Rafael Luciani 11 de agosto de 2018
Quien
vive de la compasión no está lejos del Reino de Dios, aunque esté lejos de la
Iglesia…
En la
época de Jesús, como en la nuestra, lo religioso se discernía con base en el
rigorismo casuístico originado en una moral retributiva. Lo importante era el
cumplimiento: la participación en los ritos de purificación del Templo, las
oraciones en la sinagoga, el respeto por las normas de pureza, la puesta en
práctica de los mandamientos; todo esto conformaba un universo religioso que
generaba un peso insoportable en las conciencias de muchos que no eran
considerados fieles a Dios y se les calificaba como pecadores.
En ese
contexto y en contra de lo establecido, Jesús decía: “…aprended lo que
significa: ‘Misericordia quiero y no sacrificios’, porque no he venido a llamar
a justos, sino a pecadores” (Mt 9,13). La misericordia, y no las prácticas
sacrificiales o devotas, es la relación por excelencia que nos asemeja a Dios.

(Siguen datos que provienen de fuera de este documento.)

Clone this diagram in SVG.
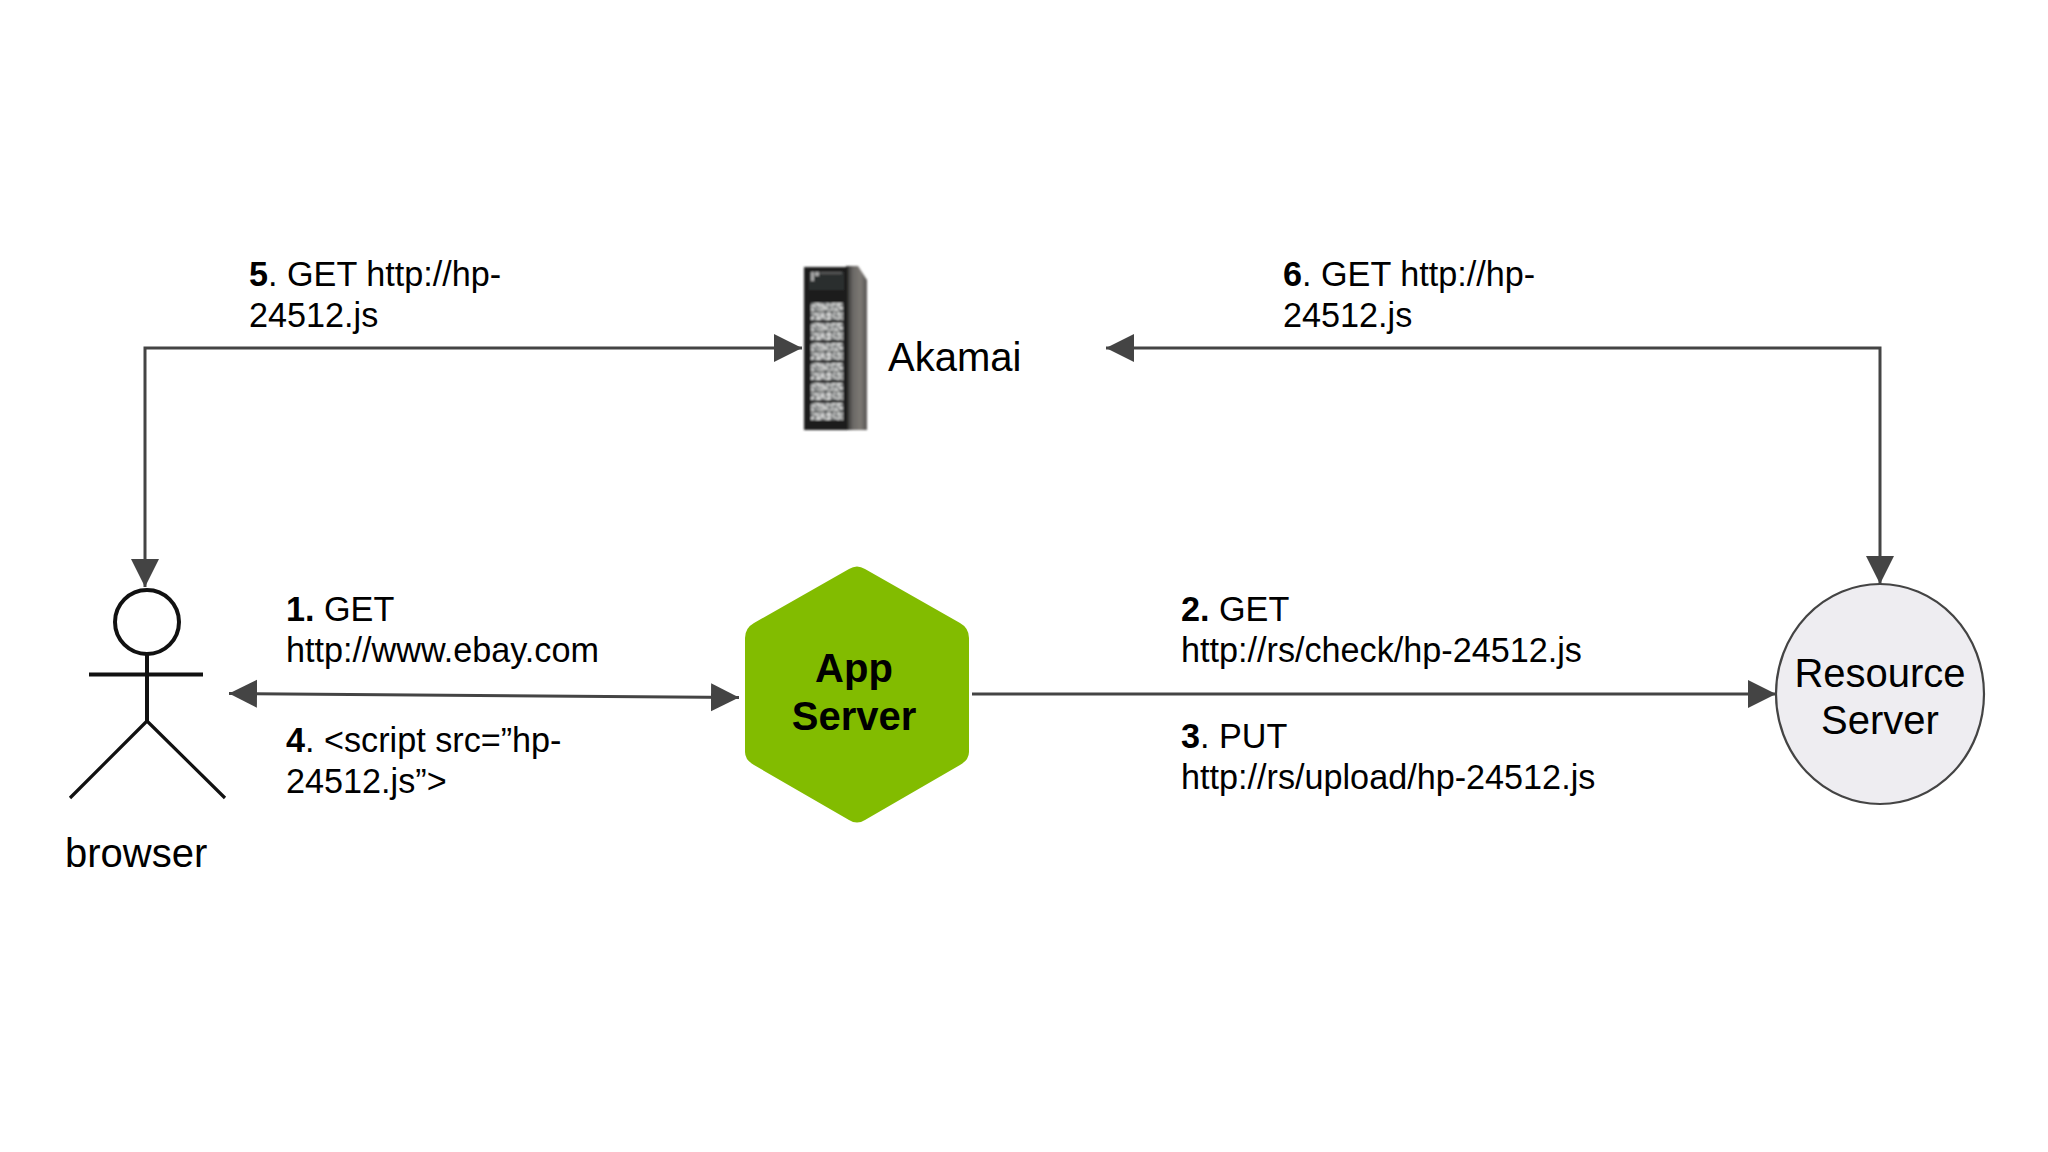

La expresión latina miserere se traduce al español como compasión y habla del
modo como Dios se revela: “compasivo y clemente, lento para la ira y abundante
en misericordia y verdad” (Ex 34,6‑8). Es
un Dios que “no pide sacrificios” (Sal 50).
A
veces llevamos una vida sobrecargada de insatisfacción, amargura, envidia y
avaricia, no nos damos cuenta de que vamos caminando cansados y deshumanizando
a todo el que encontramos a nuestro alrededor. La propuesta de Jesús es muy
clara: “Venid a mí, todos los que estáis cansados y cargados, y yo os haré
descansar. Llevad mi yugo sobre vosotros, y aprended de mí, que soy manso y
humilde de corazón; y hallaréis descanso para vuestras vidas” (Mt 11,28-29).
Jesús
se acercaba diariamente a los que en su ambiente otros calificaban como
pecadores y los abrazaba, miraba, tocaba, reconciliaba consigo mismos y con los
demás, enseñándoles que sí era posible vivir de otro modo pues Dios estaba con
ellos sin pedirles nada a cambio, que Dios acogía tanto al victimario y
pecador, como a la víctima y justo, para reconciliarlos socialmente (Sal 145,
Sal 146). Pero advertía que quienes se pensaban a sí mismos justos y oraban con
la soberbia de creer conocer a Dios y ser maestros de los demás, sintiéndose ya
salvados y dueños de Dios (Mt 3,9), serían precisamente los que “recibirían
mayor rechazo” (Mc 12,38-40). Jesús nunca obligó al otro a que cumpliera con
los ritos y las prácticas religiosas establecidas. Lo que atraía de él era
precisamente cómo entendía el amor: cargar con el otro, pero sin descargarse en
él, sin deshumanizarlo; él veía al otro como un hijo de Dios y como un hermano
suyo, a quien debía devolverle la alegría de vivir.
Tenemos
por delante el reto de reconocer que “amar a Dios con todo el corazón y con
todo el entendimiento y con todas las fuerzas, y amar al prójimo como a uno
mismo, es más que todos los holocaustos y los sacrificios”, porque quien vive
de la compasión no está lejos del Reino de Dios, aunque esté lejos de la
Iglesia (Mc 12,32-34). ¿Somos capaces de vivir la compasión como lo más humano
que puede brotar de nosotros mismos; vivirla con la “mansedumbre y la
benignidad de Cristo” (2 Cor 10,1), entendiendo que tener “sus mismos sentimientos”
(Flp 2,5), es ya dar los frutos del Espíritu: “amor, alegría, paz, paciencia,
afabilidad, bondad, fidelidad, mansedumbre, dominio de sí” (Gal 5,22-23)? Si
aún no hemos dado esos frutos es porque seguimos a la búsqueda del verdadero
camino de salvación que es la compasión.